Plan Learning Across Textual Observations (PLATO) Phase II
Award last edited on: 5/30/2023

Sponsored Program
SBIR
Awarding Agency
DOD : DTRA
Total Award Amount
$1,149,868
Award Phase
2
Solicitation Topic Code
DTRA162-004
Principal Investigator
Michael Mohler

Company Information

Language Computer Corporation (AKA: LCC)

2435 North Central Expressway Suite 1200
Richardson, TX 75080
   (972) 231-0052
   pr@languagecomputer.com
   www.languagecomputer.com
Location: Single
Congr.

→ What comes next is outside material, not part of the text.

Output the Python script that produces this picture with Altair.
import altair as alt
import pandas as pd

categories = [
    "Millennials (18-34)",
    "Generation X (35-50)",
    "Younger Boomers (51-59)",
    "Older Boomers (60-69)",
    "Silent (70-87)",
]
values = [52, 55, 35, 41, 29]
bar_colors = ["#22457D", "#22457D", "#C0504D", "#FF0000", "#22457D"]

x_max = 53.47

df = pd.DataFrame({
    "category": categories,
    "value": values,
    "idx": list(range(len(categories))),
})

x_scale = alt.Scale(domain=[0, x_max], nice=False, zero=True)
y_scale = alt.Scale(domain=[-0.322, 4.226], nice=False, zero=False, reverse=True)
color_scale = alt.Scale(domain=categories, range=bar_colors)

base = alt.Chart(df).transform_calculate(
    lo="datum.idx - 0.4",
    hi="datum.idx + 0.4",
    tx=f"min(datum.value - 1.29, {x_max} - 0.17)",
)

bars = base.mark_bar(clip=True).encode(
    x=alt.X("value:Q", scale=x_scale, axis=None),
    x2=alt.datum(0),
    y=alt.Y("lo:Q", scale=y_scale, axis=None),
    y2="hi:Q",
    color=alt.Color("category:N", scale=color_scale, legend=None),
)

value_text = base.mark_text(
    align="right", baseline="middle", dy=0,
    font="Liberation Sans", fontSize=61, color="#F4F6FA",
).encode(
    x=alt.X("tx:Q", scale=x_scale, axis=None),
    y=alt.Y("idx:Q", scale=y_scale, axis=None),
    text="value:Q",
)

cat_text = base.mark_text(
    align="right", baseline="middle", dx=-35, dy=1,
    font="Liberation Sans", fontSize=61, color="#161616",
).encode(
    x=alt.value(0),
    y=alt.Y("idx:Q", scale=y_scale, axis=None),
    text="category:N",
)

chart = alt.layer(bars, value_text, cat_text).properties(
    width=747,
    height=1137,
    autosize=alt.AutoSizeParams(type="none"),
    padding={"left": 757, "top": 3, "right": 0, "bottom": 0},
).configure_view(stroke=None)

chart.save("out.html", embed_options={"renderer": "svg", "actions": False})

District: 32
County: Dallas

Phase I

Contract Number: HDTRA1-17-P-0010
Start Date: 4/10/2017    Completed: 11/9/2017
Phase I year
2017
Phase I Amount
$149,998
In Phase I of PLATO (Plan Learning Across Textual Observations ), Language Computer Corporation will explore how best to migrate state-of-the-art plan recognition techniques to the more complex genre of textual data addressing such issues as varied textual inputs, diverse subject matter domains, changes in agent plans and goals, unclear or underspecified temporal relationships between actions, and action sequences which are simultaneously uncertain, noisy, and lossy. Specifically, we will demonstrate (1) how to extract plan actions from complex speech acts and task-oriented dialogues; (2) how to automatically produce plan and action resources for detecting plans and goals across multiple domains; (3) how to apply abductive inference to drive robust plan identification over textual data; and (4) how to identify agent progress towards or away from a goal, using state-of-the-art, multi-layered inference and a rich model of temporal reasoning.

Phase II

Contract Number: HDTRA119C0010
Start Date: 11/1/2018    Completed: 10/31/2020
Phase II year
2019
Phase II Amount
$999,870
In Phase II of PLATO, we will develop a prototype plan and goal identification system that employs a rich model of domain actions and events, extracted automatically from a massive amount of real-world domain-relevant information, to model agent-specific action costs and to process sequences of agent actions and events, extracted from text, as an agent plan in progress. The system will be able to (1) model the inferential knowledge of preconditions, effects, and quantities associated with domain actions and events, derived from web-scale textual resources; (2) extract and structure domain-relevant agent actions and states from text for incorporation into an explorable knowledge base; (3) model action costs for a particular agent in a variety of dimensions including financial cost, legal and moral constraints, and educational requirements; (4) perform goal identification over agent event sequences by estimating agent distance to a goal through state-of-the-art planning; and (5) provide visualization and exploratory methods for users to identify agent capabilities, likely next steps, and high-level steps within an agent plan.